• Brief: Output the line that holds "Recreate this image", the line that holds "const methaneBaseVal = [0,0];", and every line between them, exactly, but none of the pictures.

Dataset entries
..............................

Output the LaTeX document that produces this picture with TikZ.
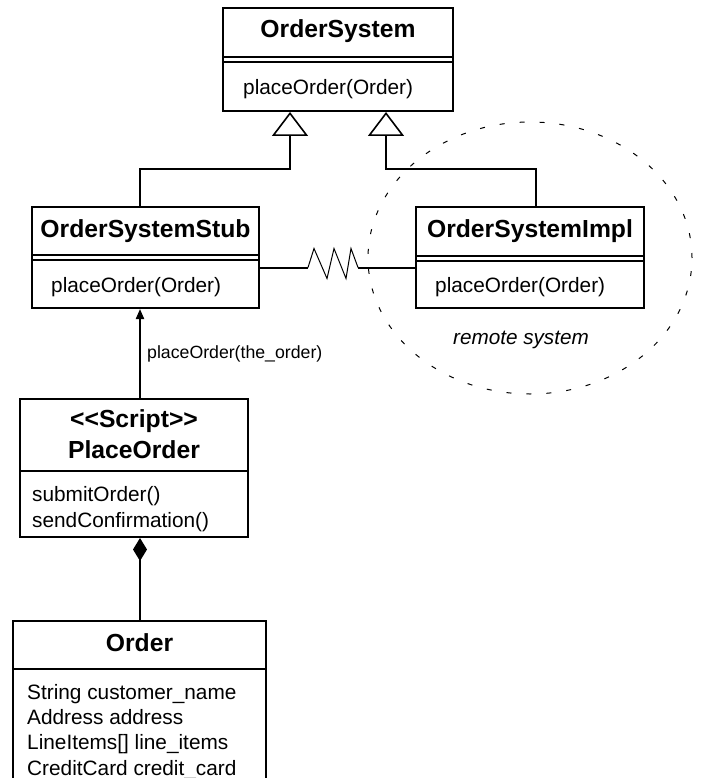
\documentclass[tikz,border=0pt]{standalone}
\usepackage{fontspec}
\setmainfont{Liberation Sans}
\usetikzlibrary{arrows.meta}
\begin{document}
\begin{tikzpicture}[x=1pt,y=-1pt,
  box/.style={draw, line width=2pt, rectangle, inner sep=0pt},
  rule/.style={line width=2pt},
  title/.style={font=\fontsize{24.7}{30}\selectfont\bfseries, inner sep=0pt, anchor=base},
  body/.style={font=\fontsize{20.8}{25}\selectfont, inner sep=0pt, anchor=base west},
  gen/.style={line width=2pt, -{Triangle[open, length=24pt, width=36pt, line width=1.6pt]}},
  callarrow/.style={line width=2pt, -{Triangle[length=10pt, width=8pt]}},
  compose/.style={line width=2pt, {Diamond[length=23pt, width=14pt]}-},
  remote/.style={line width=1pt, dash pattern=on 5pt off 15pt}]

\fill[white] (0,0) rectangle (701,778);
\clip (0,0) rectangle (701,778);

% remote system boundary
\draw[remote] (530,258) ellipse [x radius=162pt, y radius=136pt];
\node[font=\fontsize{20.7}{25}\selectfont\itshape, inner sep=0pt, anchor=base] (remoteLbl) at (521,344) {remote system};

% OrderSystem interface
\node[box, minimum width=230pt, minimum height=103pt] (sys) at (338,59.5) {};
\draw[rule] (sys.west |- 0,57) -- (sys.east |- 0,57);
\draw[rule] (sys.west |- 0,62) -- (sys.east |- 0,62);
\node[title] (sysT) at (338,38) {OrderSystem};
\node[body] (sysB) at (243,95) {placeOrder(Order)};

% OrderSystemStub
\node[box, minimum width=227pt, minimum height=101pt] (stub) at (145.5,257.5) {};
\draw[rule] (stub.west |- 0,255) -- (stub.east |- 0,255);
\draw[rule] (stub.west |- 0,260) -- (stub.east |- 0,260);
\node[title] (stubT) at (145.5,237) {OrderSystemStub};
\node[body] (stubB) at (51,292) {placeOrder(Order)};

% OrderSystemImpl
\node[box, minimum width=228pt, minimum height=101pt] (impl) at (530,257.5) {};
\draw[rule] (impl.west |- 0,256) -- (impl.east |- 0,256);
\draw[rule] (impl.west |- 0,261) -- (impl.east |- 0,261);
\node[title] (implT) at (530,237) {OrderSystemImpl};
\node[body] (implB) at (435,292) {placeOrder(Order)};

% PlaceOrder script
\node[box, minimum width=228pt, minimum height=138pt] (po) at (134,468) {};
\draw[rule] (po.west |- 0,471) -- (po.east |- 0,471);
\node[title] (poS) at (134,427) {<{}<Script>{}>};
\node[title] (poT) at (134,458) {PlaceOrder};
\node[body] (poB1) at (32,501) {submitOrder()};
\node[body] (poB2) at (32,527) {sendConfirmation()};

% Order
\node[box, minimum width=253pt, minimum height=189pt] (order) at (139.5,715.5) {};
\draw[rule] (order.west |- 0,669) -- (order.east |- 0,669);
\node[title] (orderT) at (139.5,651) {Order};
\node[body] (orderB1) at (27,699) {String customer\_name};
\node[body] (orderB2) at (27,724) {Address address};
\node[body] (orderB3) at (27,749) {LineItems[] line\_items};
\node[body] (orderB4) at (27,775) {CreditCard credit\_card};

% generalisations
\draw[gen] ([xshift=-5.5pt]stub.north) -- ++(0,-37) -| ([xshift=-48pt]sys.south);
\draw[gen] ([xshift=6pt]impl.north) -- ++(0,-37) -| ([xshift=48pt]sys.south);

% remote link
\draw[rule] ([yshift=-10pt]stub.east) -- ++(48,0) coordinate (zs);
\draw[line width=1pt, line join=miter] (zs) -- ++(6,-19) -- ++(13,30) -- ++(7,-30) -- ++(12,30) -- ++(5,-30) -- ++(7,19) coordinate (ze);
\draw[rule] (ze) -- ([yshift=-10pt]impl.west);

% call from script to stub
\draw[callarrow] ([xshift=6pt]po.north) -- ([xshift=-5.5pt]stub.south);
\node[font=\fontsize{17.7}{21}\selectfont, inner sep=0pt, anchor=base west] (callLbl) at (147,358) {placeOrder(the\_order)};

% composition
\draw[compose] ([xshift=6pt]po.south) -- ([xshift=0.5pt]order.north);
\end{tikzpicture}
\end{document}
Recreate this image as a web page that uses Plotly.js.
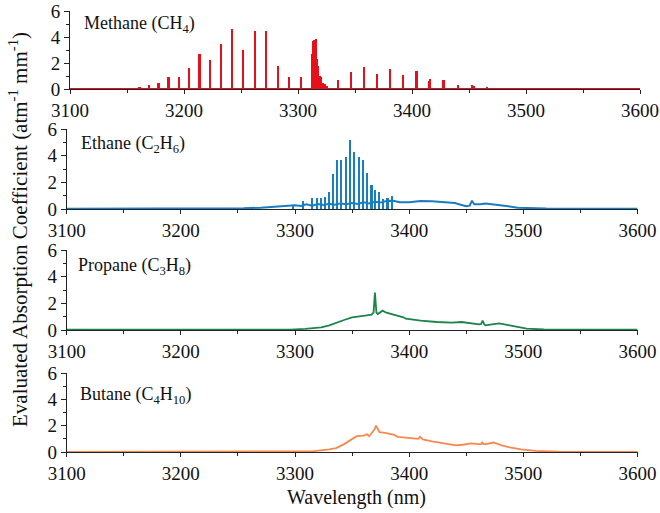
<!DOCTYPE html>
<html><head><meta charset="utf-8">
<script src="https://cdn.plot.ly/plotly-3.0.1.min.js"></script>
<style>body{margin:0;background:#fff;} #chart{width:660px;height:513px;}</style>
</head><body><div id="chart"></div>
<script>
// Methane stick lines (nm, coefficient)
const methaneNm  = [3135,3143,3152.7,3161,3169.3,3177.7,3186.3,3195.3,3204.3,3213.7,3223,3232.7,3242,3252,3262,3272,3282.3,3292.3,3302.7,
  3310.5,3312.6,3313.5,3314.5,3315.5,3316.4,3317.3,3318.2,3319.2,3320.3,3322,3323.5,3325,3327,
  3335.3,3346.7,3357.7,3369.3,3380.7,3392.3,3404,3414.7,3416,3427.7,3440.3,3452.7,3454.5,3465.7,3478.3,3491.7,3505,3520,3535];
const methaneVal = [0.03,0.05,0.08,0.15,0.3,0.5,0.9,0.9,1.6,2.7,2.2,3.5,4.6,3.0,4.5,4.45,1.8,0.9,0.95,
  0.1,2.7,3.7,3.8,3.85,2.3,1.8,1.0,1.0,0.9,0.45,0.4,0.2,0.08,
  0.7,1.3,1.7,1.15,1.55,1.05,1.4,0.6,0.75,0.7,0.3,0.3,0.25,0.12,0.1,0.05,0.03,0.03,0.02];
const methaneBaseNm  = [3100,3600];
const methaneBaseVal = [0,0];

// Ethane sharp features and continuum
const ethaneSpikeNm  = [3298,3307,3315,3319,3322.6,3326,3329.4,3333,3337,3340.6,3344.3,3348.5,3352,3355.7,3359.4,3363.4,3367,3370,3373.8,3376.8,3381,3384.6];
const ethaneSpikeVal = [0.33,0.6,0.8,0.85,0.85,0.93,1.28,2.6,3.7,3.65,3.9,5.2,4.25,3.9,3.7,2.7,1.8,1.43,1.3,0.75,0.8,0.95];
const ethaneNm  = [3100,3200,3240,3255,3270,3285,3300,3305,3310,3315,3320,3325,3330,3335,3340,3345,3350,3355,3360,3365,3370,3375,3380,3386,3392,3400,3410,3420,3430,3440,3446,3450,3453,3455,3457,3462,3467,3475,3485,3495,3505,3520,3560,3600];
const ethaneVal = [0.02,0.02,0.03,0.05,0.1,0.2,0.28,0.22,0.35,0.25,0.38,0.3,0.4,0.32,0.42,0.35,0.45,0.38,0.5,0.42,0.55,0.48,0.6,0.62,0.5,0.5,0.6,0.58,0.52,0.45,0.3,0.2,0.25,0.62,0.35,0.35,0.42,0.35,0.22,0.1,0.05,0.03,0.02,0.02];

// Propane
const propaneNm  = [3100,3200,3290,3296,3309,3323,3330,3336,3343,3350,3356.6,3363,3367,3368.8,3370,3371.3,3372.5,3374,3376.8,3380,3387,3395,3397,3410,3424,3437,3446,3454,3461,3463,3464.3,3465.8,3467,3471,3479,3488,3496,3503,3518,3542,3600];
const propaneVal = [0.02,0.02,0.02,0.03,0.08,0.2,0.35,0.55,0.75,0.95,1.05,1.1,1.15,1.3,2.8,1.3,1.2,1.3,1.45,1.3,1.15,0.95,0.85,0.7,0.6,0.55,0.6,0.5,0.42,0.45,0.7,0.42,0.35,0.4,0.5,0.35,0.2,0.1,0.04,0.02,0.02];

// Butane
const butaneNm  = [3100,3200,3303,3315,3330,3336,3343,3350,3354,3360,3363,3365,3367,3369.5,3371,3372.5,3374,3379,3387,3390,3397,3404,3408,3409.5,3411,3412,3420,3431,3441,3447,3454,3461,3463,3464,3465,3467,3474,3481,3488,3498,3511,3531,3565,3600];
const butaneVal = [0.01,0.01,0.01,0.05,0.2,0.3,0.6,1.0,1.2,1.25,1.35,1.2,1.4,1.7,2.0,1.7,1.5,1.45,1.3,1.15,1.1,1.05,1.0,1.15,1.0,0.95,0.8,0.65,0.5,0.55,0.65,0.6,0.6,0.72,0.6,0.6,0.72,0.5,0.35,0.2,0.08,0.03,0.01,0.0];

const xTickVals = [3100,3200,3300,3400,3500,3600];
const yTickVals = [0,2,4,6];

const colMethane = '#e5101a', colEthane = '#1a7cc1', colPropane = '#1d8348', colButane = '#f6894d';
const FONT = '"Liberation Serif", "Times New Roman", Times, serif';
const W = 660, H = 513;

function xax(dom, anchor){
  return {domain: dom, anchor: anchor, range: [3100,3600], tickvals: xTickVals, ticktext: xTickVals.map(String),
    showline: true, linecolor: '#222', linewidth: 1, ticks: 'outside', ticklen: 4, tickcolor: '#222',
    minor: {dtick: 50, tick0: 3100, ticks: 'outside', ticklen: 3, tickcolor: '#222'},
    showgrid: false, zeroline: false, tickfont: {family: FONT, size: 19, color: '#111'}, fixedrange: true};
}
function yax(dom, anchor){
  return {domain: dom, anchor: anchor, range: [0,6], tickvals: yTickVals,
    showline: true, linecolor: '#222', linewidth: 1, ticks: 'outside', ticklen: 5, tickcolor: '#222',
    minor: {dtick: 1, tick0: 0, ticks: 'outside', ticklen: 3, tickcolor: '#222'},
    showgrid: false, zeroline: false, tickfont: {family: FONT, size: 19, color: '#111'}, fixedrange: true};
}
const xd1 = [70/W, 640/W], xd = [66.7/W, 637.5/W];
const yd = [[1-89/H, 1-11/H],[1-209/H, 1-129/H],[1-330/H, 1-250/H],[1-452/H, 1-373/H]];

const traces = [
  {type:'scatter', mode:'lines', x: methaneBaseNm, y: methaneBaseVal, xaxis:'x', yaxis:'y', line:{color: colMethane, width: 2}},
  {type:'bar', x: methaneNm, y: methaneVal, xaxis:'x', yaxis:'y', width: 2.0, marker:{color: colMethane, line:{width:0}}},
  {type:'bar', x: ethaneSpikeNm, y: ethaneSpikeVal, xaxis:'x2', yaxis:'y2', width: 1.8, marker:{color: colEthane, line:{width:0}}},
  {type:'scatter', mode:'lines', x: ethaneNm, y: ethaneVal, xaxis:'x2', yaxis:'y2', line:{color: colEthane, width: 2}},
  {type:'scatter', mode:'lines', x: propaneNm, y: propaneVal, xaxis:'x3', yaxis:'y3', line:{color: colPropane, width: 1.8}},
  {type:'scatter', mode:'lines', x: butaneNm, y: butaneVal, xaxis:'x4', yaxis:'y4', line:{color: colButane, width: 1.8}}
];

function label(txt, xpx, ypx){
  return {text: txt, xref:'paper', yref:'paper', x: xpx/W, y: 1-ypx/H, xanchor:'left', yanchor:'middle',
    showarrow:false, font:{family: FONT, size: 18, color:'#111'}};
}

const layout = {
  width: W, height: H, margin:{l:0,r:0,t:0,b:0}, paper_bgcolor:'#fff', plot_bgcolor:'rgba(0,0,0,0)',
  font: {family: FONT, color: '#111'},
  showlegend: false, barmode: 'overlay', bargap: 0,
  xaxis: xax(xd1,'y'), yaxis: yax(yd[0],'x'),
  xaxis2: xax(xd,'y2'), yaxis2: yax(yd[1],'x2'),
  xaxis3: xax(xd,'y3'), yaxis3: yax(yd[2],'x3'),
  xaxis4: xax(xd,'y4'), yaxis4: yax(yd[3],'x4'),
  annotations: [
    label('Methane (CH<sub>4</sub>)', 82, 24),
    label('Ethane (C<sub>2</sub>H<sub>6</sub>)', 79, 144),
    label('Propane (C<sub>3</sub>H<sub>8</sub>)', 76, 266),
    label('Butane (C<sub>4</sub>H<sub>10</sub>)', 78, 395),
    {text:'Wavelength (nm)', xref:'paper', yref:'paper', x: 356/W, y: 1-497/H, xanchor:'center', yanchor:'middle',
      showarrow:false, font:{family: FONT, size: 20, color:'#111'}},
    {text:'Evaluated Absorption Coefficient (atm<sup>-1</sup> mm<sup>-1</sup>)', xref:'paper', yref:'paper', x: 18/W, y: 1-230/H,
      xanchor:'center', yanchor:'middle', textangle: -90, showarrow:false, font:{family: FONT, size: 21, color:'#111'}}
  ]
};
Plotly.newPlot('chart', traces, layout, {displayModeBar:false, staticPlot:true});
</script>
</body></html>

..............................

• Expected output:
Recreate this image as a web page that uses Plotly.js.
<!DOCTYPE html>
<html><head><meta charset="utf-8">
<script src="https://cdn.plot.ly/plotly-3.0.1.min.js"></script>
<style>body{margin:0;background:#fff;} #chart{width:660px;height:513px;}</style>
</head><body><div id="chart"></div>
<script>
// Methane stick lines (nm, coefficient)
const methaneNm  = [3135,3143,3152.7,3161,3169.3,3177.7,3186.3,3195.3,3204.3,3213.7,3223,3232.7,3242,3252,3262,3272,3282.3,3292.3,3302.7,
  3310.5,3312.6,3313.5,3314.5,3315.5,3316.4,3317.3,3318.2,3319.2,3320.3,3322,3323.5,3325,3327,
  3335.3,3346.7,3357.7,3369.3,3380.7,3392.3,3404,3414.7,3416,3427.7,3440.3,3452.7,3454.5,3465.7,3478.3,3491.7,3505,3520,3535];
const methaneVal = [0.03,0.05,0.08,0.15,0.3,0.5,0.9,0.9,1.6,2.7,2.2,3.5,4.6,3.0,4.5,4.45,1.8,0.9,0.95,
  0.1,2.7,3.7,3.8,3.85,2.3,1.8,1.0,1.0,0.9,0.45,0.4,0.2,0.08,
  0.7,1.3,1.7,1.15,1.55,1.05,1.4,0.6,0.75,0.7,0.3,0.3,0.25,0.12,0.1,0.05,0.03,0.03,0.02];
const methaneBaseNm  = [3100,3600];
const methaneBaseVal = [0,0];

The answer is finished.